Evdokia Alexeyevna Petrova (Евдоки́я Алексе́евна Петро́ва; – ) was a Soviet spy in Australia in the 1950s. She was the wife of Vladimir Petrov, and came to prominence with him during the Petrov Affair.

==Life==
Raised in the Soviet Union, Petrova worked as a bureaucrat in the state-run forced labor camps or gulags. In 1951, she was posted with her husband as a diplomat to Australia, though her real work was as a spy, in the rank of captain, against the Australian government. In this capacity she provided clerical, cypher, and operational assistance to the Soviet embassy in Canberra.

With her husband she defected to Australia in 1954. This happened at Darwin Airport, at the height of the Petrov Affair. The Petrovs' memoirs of the episode were contained in their book Empire of Fear, which was ghost-written by Michael Thwaites.

After the defection, Evdokia was haunted by worries about her family in Moscow, fearing they had been punished or killed. The Red Cross reconnected her to her family in 1960. Her father had been sacked from his job following the defection, and died three years later, but she stayed in contact with her mother until her mother's death in 1965. Her sister Tamara migrated to Australia in 1990.

The Petrovs bought a home in Bentleigh, Melbourne, in 1956.

To help protect their identities in Australia, the Petrovs took the names Sven and Anna Allyson. They were protected under the D-notice system. Although the press agreed not to identify them under the D-notice, the press did not always observe this voluntary protection order. Evdokia became an Australian citizen in 1956. She found work as a typist for William Adams Tractors under the name Anna Allyson. Vladimir Petrov died in 1991, but she was not able to attend his funeral due to media attention. Robert Manne interviewed her in 1996; the interview is held by the National Library of Australia. She died in 2002, aged 87.

==Fictional works==
Evdokia Petrov's life has inspired a number of fictional works.

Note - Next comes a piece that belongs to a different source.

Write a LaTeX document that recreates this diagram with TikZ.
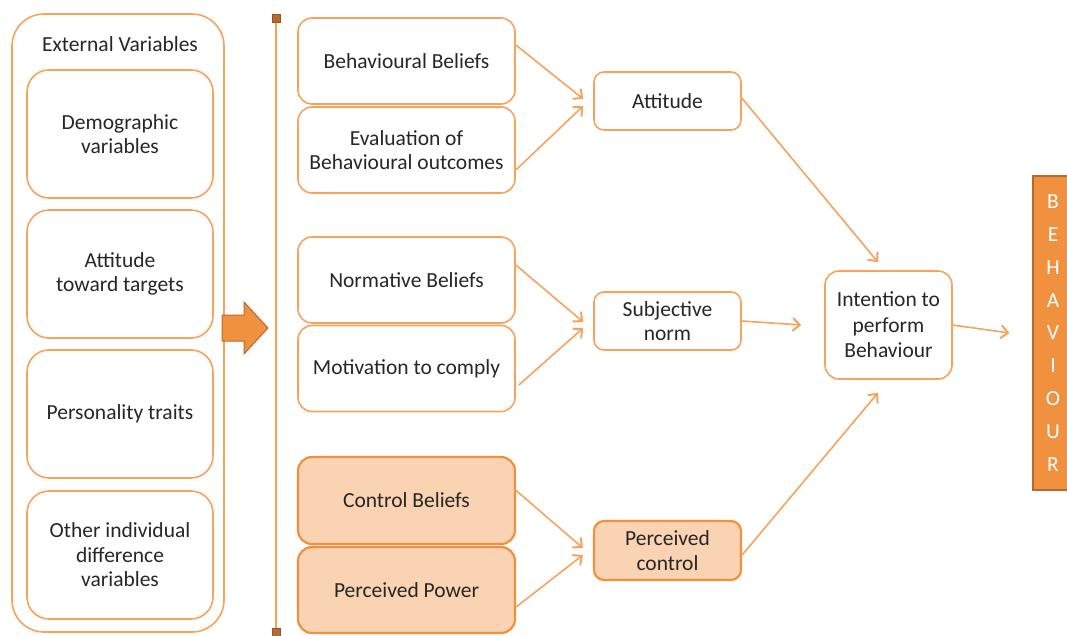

- The Red Shoe, a novel by Ursula Dubosarsky which won the New South Wales Premier's Literary Award and the Queensland Premier's Literary Award in 2006.
- Mrs Petrov's Shoe, a play by Noelle Janaczewska which won the Queensland Premier's Literary Award for drama in 2006.
- The Safe House, an animation by Lee Whitmore, narrated by Noni Hazelhurst, which won Best Animation at the Sydney Film Festival 2006.
- Document Z, a novel by Andrew Croome, which won the Australian/Vogel Literary Award in 2008.
- The Petrov Affair, a 1987 television mini-series.